Requirement: Look through the data below. Collect every line where the word "that" occurs.

** start of Information provided **

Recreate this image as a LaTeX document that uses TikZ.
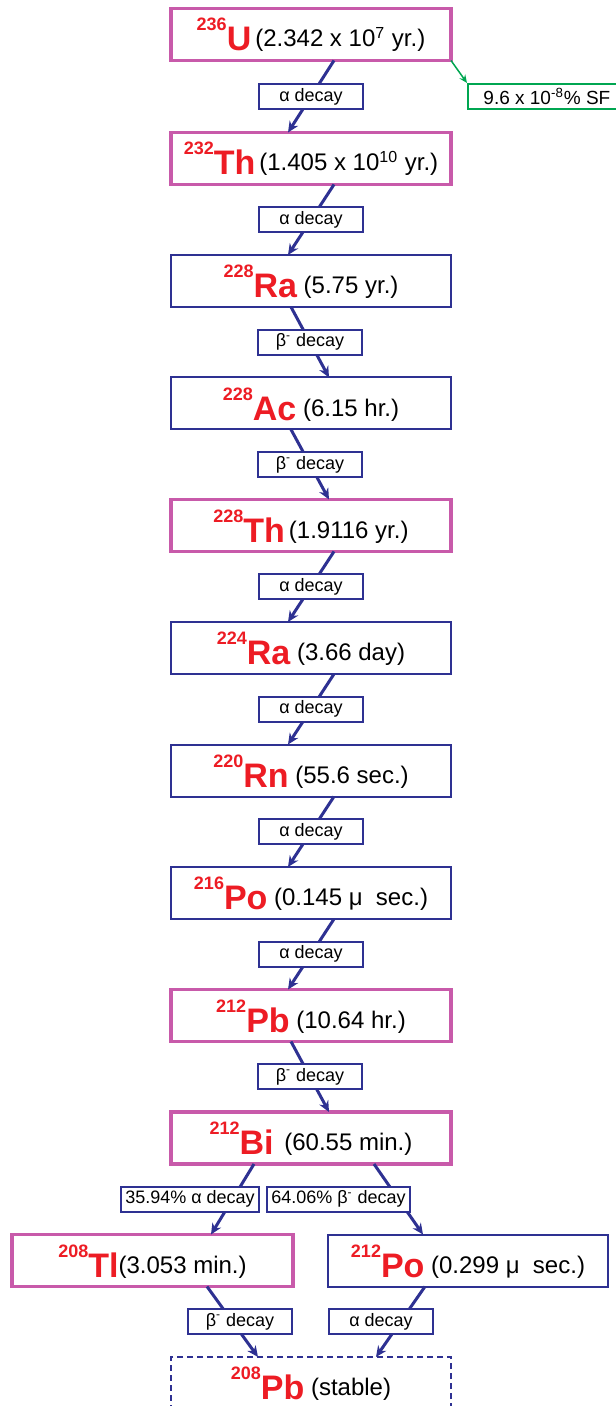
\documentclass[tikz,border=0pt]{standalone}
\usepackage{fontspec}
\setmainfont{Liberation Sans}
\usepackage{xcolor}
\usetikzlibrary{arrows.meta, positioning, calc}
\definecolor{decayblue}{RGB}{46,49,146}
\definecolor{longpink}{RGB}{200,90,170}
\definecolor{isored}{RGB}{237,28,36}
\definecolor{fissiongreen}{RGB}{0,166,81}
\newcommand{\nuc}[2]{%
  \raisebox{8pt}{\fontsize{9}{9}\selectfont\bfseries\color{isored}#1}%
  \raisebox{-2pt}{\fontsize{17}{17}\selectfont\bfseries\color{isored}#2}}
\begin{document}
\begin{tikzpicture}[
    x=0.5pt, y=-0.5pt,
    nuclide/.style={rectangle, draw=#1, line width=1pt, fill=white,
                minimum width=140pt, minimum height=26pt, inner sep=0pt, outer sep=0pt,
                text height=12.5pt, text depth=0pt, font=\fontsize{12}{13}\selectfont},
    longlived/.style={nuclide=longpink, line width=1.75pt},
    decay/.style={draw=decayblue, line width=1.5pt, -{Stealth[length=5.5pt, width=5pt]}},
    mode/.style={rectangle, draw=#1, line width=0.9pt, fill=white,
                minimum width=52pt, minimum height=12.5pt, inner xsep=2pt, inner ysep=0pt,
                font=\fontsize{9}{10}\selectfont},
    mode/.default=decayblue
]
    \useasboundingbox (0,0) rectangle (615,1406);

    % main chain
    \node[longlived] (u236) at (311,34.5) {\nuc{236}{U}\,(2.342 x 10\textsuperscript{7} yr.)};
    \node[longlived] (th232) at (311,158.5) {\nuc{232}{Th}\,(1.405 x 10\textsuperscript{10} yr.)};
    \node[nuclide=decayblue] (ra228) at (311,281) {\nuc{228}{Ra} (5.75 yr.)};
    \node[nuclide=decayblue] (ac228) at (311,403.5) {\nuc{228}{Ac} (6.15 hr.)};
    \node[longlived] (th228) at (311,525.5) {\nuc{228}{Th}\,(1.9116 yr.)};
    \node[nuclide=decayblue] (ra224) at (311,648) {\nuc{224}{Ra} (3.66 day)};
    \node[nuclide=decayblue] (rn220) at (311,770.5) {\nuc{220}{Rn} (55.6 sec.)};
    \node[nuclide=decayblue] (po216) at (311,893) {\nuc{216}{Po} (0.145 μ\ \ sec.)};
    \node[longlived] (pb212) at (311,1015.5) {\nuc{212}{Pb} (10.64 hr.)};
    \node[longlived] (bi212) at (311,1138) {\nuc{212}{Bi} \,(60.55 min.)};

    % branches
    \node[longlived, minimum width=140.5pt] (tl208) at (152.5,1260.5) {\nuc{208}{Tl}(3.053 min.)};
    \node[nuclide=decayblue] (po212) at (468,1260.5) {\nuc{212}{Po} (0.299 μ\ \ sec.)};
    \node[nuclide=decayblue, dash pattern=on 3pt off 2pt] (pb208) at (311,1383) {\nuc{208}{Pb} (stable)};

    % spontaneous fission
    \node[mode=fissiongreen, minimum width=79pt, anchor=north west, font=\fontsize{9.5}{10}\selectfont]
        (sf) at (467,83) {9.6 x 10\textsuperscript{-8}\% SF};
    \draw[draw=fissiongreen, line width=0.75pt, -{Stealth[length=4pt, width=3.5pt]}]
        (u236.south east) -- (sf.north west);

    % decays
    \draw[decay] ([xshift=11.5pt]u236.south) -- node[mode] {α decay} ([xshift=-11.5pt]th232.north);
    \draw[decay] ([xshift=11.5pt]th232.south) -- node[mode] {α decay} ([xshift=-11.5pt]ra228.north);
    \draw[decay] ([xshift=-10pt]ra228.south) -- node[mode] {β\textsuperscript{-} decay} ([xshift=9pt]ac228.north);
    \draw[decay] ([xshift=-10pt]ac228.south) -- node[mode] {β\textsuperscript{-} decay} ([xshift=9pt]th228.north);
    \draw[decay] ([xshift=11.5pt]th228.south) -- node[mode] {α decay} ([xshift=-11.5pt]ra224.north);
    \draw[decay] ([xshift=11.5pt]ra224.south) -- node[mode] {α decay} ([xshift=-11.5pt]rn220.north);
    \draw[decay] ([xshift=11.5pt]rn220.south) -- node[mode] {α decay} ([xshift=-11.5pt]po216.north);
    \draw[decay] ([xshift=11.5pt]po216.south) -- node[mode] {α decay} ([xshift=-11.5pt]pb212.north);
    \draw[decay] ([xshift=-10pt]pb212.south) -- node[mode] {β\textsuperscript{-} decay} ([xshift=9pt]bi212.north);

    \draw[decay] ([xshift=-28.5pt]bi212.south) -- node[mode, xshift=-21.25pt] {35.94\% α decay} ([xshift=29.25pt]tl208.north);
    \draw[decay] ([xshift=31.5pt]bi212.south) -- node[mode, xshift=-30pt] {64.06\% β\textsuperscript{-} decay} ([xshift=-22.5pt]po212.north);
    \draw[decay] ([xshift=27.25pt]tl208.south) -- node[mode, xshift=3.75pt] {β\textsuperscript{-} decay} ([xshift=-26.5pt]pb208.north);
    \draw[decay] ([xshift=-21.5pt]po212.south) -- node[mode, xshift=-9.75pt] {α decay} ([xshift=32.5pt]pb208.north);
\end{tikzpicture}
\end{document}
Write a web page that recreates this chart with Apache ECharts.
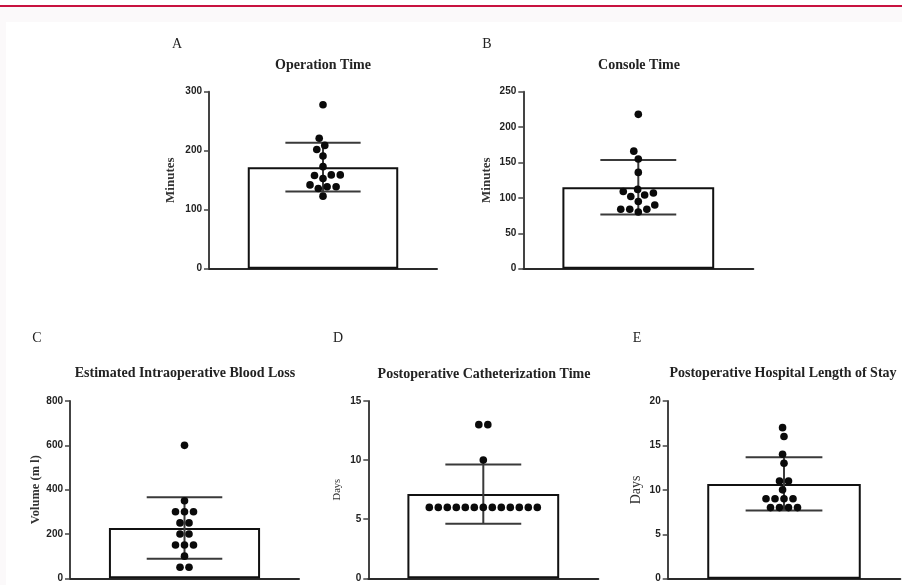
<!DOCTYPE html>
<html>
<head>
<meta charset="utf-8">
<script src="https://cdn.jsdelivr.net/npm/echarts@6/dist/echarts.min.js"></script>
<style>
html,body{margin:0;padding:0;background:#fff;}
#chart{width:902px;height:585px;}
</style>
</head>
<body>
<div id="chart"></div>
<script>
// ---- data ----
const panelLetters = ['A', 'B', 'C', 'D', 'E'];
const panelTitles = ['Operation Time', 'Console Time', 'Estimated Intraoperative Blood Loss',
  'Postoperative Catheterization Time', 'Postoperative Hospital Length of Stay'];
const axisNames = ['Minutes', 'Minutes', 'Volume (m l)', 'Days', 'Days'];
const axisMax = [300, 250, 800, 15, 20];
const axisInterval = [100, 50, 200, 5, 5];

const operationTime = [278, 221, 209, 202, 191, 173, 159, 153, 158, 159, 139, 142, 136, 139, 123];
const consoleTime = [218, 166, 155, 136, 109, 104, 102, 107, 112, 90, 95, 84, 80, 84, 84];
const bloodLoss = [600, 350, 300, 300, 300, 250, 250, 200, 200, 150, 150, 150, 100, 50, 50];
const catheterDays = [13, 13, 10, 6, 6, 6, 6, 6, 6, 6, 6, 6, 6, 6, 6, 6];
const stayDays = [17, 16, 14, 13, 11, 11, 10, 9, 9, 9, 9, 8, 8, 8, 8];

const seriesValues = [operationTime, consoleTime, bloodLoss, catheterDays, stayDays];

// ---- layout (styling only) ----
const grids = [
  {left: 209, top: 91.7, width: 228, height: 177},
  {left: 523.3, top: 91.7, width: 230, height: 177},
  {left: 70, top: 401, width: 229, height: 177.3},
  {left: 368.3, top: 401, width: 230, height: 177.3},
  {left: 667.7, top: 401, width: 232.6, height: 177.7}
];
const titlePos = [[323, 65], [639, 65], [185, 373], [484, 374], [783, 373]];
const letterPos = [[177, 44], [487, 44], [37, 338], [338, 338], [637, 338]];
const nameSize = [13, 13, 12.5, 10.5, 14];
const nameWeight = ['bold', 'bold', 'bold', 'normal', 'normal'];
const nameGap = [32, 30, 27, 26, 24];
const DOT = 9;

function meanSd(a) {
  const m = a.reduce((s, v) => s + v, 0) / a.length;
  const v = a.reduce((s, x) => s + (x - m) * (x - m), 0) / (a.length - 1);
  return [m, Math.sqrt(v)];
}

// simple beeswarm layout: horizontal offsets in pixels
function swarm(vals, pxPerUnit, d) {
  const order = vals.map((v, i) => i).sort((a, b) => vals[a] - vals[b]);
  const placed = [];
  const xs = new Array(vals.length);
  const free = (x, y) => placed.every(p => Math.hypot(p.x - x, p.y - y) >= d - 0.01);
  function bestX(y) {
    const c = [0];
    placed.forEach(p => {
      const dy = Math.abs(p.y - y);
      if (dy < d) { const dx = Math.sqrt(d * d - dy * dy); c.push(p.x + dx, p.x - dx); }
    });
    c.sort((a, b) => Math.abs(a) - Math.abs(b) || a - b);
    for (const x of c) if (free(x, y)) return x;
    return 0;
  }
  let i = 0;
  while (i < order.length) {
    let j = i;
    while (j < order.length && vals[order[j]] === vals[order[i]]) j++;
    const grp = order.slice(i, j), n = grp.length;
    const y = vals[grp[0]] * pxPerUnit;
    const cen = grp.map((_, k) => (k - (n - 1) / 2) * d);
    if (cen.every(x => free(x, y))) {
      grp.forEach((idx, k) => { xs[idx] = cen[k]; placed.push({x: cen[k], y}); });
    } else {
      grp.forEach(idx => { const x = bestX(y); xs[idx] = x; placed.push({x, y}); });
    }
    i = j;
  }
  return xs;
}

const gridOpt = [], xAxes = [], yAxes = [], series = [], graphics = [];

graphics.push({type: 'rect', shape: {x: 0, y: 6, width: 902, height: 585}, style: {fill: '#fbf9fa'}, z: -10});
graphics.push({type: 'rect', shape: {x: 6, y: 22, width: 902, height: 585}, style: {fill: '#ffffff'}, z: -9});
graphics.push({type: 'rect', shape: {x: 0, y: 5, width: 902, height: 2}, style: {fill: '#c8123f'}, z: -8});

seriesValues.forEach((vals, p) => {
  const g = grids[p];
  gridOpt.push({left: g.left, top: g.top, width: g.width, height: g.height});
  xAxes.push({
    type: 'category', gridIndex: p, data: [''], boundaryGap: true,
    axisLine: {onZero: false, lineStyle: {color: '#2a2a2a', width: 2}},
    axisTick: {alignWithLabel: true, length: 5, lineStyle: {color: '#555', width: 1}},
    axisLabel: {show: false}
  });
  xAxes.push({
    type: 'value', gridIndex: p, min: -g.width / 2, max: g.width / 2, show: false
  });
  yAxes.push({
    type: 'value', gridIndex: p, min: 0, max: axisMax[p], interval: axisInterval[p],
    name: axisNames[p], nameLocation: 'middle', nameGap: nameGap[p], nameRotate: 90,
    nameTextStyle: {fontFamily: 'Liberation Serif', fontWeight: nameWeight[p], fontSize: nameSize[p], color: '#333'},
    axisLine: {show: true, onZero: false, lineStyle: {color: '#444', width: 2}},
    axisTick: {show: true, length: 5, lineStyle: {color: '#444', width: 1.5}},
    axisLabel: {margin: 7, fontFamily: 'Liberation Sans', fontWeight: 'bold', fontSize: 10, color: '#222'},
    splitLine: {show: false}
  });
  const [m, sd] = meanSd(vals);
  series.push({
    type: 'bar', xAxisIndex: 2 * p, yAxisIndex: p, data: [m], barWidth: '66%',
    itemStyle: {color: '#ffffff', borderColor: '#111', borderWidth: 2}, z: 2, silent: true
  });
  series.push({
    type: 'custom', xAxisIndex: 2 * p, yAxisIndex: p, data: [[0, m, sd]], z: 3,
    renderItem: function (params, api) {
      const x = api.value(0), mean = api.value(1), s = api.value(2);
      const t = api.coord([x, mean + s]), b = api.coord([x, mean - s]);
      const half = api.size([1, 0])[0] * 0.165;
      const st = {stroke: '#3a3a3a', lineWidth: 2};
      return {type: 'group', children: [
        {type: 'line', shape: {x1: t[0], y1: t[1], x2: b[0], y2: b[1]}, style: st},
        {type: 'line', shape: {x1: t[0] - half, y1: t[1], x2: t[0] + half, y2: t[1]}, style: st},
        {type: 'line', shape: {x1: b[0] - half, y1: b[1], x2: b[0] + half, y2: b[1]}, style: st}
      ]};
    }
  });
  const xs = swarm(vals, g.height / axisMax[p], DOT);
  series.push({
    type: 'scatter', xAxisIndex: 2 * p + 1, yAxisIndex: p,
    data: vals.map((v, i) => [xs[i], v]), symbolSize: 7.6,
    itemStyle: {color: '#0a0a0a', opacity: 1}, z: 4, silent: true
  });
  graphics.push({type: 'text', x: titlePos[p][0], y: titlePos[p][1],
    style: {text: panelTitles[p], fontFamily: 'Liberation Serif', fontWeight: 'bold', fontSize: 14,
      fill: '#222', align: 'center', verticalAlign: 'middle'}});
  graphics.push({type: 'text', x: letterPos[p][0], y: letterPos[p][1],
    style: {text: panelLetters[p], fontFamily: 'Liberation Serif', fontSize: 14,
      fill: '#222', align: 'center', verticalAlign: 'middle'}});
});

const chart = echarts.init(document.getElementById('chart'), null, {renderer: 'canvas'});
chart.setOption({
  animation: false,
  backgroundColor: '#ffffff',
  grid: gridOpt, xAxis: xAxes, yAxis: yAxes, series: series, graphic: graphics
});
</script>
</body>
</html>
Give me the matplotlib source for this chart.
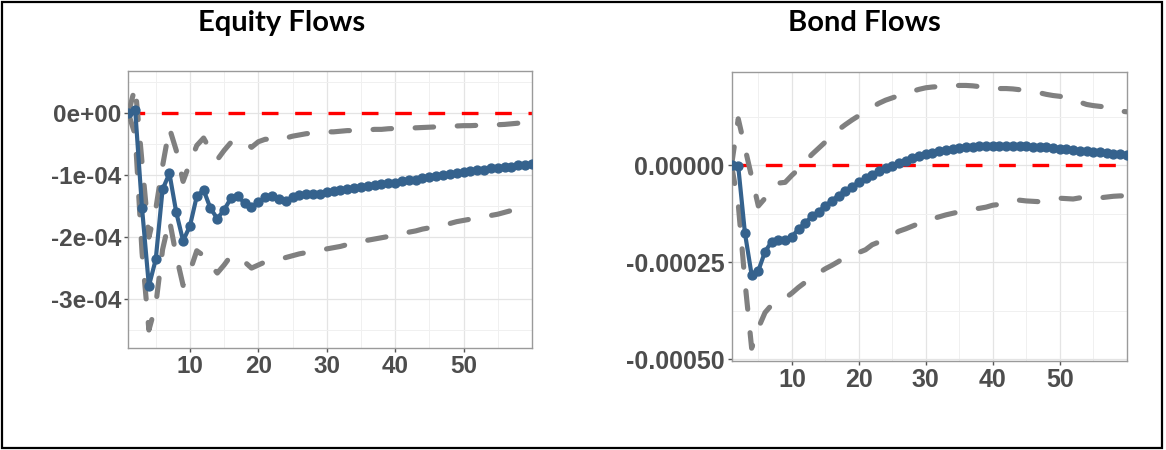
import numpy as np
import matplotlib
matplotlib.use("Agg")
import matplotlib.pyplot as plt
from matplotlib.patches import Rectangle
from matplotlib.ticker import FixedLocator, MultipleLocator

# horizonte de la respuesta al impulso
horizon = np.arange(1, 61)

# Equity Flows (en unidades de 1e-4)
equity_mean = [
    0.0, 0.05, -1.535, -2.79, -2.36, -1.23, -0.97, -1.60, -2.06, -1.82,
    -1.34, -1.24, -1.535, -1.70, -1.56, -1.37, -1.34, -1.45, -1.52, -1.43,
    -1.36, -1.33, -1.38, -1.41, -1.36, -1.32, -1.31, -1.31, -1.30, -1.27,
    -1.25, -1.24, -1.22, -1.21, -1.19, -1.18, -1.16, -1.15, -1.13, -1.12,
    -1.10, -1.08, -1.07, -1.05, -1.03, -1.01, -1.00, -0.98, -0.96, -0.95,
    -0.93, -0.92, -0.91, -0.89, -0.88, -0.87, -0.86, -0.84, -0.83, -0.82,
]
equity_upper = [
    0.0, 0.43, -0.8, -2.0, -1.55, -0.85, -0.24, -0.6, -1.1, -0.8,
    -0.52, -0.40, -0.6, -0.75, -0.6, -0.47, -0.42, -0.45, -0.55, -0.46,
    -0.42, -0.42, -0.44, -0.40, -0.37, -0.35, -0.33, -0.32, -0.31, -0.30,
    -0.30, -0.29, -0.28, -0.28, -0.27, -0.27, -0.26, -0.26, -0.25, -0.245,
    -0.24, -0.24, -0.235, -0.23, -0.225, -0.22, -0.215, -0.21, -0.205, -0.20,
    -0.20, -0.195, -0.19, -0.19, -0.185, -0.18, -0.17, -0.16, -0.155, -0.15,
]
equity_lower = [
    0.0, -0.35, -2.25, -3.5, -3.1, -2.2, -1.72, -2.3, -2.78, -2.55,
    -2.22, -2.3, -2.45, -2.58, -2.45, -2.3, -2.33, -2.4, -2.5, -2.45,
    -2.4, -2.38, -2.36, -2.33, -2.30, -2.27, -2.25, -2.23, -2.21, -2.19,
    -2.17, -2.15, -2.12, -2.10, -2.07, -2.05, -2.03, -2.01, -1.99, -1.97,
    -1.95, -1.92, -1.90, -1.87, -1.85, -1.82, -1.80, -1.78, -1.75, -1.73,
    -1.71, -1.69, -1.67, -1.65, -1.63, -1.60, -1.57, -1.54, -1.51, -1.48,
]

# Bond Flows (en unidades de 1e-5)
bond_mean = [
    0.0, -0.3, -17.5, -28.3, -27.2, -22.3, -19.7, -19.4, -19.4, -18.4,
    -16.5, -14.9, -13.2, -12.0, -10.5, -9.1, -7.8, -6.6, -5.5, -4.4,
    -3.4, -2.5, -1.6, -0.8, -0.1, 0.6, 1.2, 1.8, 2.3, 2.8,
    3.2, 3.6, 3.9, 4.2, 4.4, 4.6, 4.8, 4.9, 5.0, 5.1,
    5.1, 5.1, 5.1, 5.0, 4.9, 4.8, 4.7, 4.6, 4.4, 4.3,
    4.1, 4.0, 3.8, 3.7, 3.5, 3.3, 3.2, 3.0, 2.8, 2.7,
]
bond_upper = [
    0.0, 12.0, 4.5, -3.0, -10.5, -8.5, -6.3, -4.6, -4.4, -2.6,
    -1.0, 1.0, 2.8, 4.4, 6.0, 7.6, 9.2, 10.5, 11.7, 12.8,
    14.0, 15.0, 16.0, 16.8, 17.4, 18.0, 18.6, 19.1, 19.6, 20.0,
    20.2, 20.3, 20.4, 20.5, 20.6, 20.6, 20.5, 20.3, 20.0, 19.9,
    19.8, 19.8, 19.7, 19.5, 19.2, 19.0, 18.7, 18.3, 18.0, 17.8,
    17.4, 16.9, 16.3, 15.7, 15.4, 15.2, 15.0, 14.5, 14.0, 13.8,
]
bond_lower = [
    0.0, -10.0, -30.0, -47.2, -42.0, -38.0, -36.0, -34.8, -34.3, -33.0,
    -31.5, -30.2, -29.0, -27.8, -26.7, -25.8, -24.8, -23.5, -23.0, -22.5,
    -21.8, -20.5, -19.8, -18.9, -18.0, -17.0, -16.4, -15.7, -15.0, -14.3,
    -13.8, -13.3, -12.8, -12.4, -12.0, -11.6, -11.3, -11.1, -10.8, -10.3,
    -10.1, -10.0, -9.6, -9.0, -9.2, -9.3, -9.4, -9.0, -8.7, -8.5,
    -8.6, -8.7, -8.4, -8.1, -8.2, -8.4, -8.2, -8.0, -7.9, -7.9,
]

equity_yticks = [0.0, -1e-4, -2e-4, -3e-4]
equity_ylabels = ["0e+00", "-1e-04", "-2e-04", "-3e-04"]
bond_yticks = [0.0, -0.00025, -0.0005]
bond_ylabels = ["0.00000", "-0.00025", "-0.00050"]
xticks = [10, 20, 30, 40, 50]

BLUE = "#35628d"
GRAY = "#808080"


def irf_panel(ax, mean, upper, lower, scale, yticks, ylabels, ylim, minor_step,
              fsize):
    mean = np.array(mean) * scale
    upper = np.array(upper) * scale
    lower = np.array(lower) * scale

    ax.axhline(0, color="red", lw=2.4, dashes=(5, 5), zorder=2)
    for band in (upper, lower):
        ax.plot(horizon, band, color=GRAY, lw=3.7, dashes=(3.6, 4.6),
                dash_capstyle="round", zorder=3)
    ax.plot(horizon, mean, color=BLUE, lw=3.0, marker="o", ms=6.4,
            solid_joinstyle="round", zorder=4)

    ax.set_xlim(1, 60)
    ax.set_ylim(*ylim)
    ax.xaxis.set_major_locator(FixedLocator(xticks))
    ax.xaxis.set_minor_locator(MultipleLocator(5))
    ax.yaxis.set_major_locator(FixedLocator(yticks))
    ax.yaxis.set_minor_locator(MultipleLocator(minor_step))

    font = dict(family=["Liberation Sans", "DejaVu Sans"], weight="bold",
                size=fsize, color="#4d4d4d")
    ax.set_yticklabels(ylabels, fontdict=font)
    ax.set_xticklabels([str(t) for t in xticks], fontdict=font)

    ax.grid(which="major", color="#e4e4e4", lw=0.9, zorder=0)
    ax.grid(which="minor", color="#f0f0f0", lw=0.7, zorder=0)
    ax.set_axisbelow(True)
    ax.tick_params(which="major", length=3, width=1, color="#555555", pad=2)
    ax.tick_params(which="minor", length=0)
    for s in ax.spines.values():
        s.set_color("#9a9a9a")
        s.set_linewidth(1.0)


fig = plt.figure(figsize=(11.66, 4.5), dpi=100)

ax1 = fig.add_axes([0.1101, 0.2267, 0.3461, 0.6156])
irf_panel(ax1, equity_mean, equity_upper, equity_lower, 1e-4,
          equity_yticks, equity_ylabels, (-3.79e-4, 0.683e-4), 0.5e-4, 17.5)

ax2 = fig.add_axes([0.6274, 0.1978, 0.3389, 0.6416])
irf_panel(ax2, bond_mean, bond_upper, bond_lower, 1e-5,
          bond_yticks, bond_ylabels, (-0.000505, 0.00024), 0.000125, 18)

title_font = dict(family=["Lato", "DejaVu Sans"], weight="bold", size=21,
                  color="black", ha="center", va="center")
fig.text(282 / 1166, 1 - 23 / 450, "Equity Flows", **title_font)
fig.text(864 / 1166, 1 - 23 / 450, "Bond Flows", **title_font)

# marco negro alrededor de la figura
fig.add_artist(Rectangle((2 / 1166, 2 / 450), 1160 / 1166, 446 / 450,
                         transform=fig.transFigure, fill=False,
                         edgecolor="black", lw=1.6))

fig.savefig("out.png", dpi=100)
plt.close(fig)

** end of Information provided **

Solution to this exercise:
Recreate this image as a LaTeX document that uses TikZ.
Write a web page that recreates this chart with Apache ECharts.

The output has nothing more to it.